Let us substitute the values of , $\vec a$, $\vec b$and $\vec c$in $\vec r$
We get : $\vec r = 5\hat i + 4\hat k - \left( { - 2\hat i + 2\hat j + 3\hat k} \right) + 4\hat i + 3\hat j + 2\hat k$
Or, $\vec r = 5\hat i + 4\hat k + 2\hat i - 2\hat j - 3\hat k + 4\hat i + 3\hat j + 2\hat k$
Or, $\vec r = 5\hat i + 2\hat i + 4\hat i - 2\hat j + 3\hat j - 3\hat k + 2\hat k + 4\hat k$
Or, $\vec r = \left( {5 + 2 + 4} \right)\hat i + \left( {3 - 2} \right)\hat j + \left( { - 3 + 2 + 4} \right)\hat k$
Or, $\vec r = 11\hat i + 1\hat j + 3\hat k$
Hence for unit vector notation we have to use: $\hat r = \dfrac{r}{{|r|}}$
Lets find $|r|$.
$|r| = \sqrt {{{11}^2} + {1^2} + {3^2}}$
Or, $|r| = \sqrt {121 + 1 + 9}$
Or, $|r| = \sqrt {131}$
Hence the answer A is : $\hat r = \dfrac{r}{{|r|}}$= $\hat r = \dfrac{{11\hat i + 1\hat j + 3\hat k}}{{\sqrt {131} }}$,
B. Now we know that $\vec r = 11\hat i + 1\hat j + 3\hat k$ hence the angle of this with z-axis is given by
$\cos \theta = \dfrac{{\vec a.\vec b}}{{\left| {\vec a} \right|\left| {\vec b} \right|}}$
or, $\cos \theta = \dfrac{{\vec r.\hat k}}{{\left| {\vec r} \right|\left| {\hat k} \right|}}$
Or, $\cos \theta = \dfrac{{\left( {11\hat i + 1\hat j + 3\hat k} \right)\hat k}}{{\sqrt {131} \times \sqrt 1 }}$
Or, $\cos \theta = \dfrac{{0\hat i + 0\hat j + 3\hat k}}{{\sqrt {131} }}$ $\left( {\because \hat k \times \hat i = \hat k \times \hat j = 0} \right)$and $\left( {\because \hat k \times \hat k = 1} \right)$
Or, $\cos \theta = \dfrac{{3\hat k}}{{\sqrt {131} }}$.

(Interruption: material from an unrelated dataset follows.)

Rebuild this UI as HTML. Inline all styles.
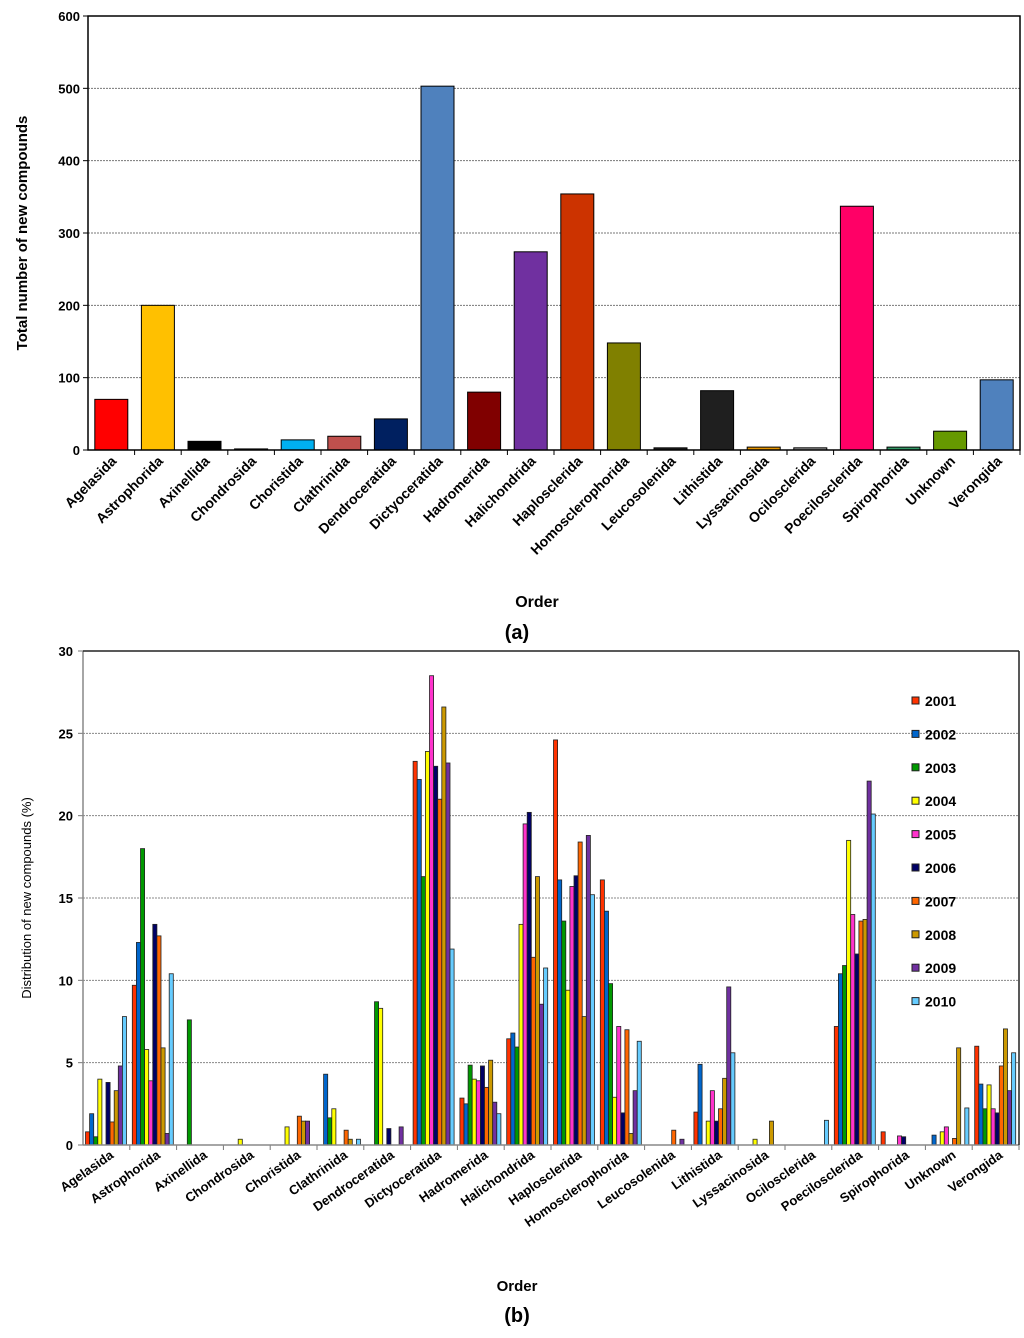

Hence angle $\theta = {\cos ^{ - 1}}\dfrac{5}{{\sqrt {131} }}$.
C. Here the component of $\vec a$ along $\vec b$ is $\dfrac{{\vec a.\vec b}}{{\left| {\vec b} \right|}}$
Hence projection is $\dfrac{{\left( {5\hat i + 4\hat k} \right).\left( { - 2\hat i + 2\hat j + 3\hat k} \right)}}{{\left| {2\hat i - 2\hat j - 3\hat k} \right|}}$
Or, $\dfrac{{ - 10 + 0 + 12}}{{\sqrt {{2^2} + {2^2} + {3^2}} }}$
Or, $\dfrac{2}{{\sqrt {4 + 4 + 9} }}$
Or, $\dfrac{2}{{\sqrt {17} }}$.
D. For the perpendicular to the direction of $\vec b$ but in the plane of $\vec b$ and $\vec a$:
$\sqrt {{{\left| a \right|}^2} - {{\left| b \right|}^2}}$
or, $\sqrt {{5^2} + {4^2} - \dfrac{{{{\left( 2 \right)}^2}}}{{{{\sqrt {17} }^2}}}}$ (we have already found the value for $\left| b \right|$).
Or, $\sqrt {25 + 16 - \dfrac{4}{{17}}}$
Or, $\sqrt {41 - \dfrac{4}{{17}}}$
Or, $\sqrt {\dfrac{{697 - 4}}{{17}}}$
Or, $\sqrt {\dfrac{{693}}{{17}}}$.

Note:
In the first part, remember to check the answer, find if the answer that we have found is a unit vector or no. to check this we have to find the magnitude of $\vec r$. That is we will find $\left| {\hat r = \dfrac{r}{{|r|}}} \right|$,
We will see that its magnitude comes out to be 1. Hence our answer is correct.
In the 2nd question, remember to use the formula for angle using $\cos \theta$ and not $\sin \theta$. We have to use this because $\vec a.\vec b = \left| {\vec a} \right|\left| {\vec b} \right|\cos \theta$ is used to find angles between them.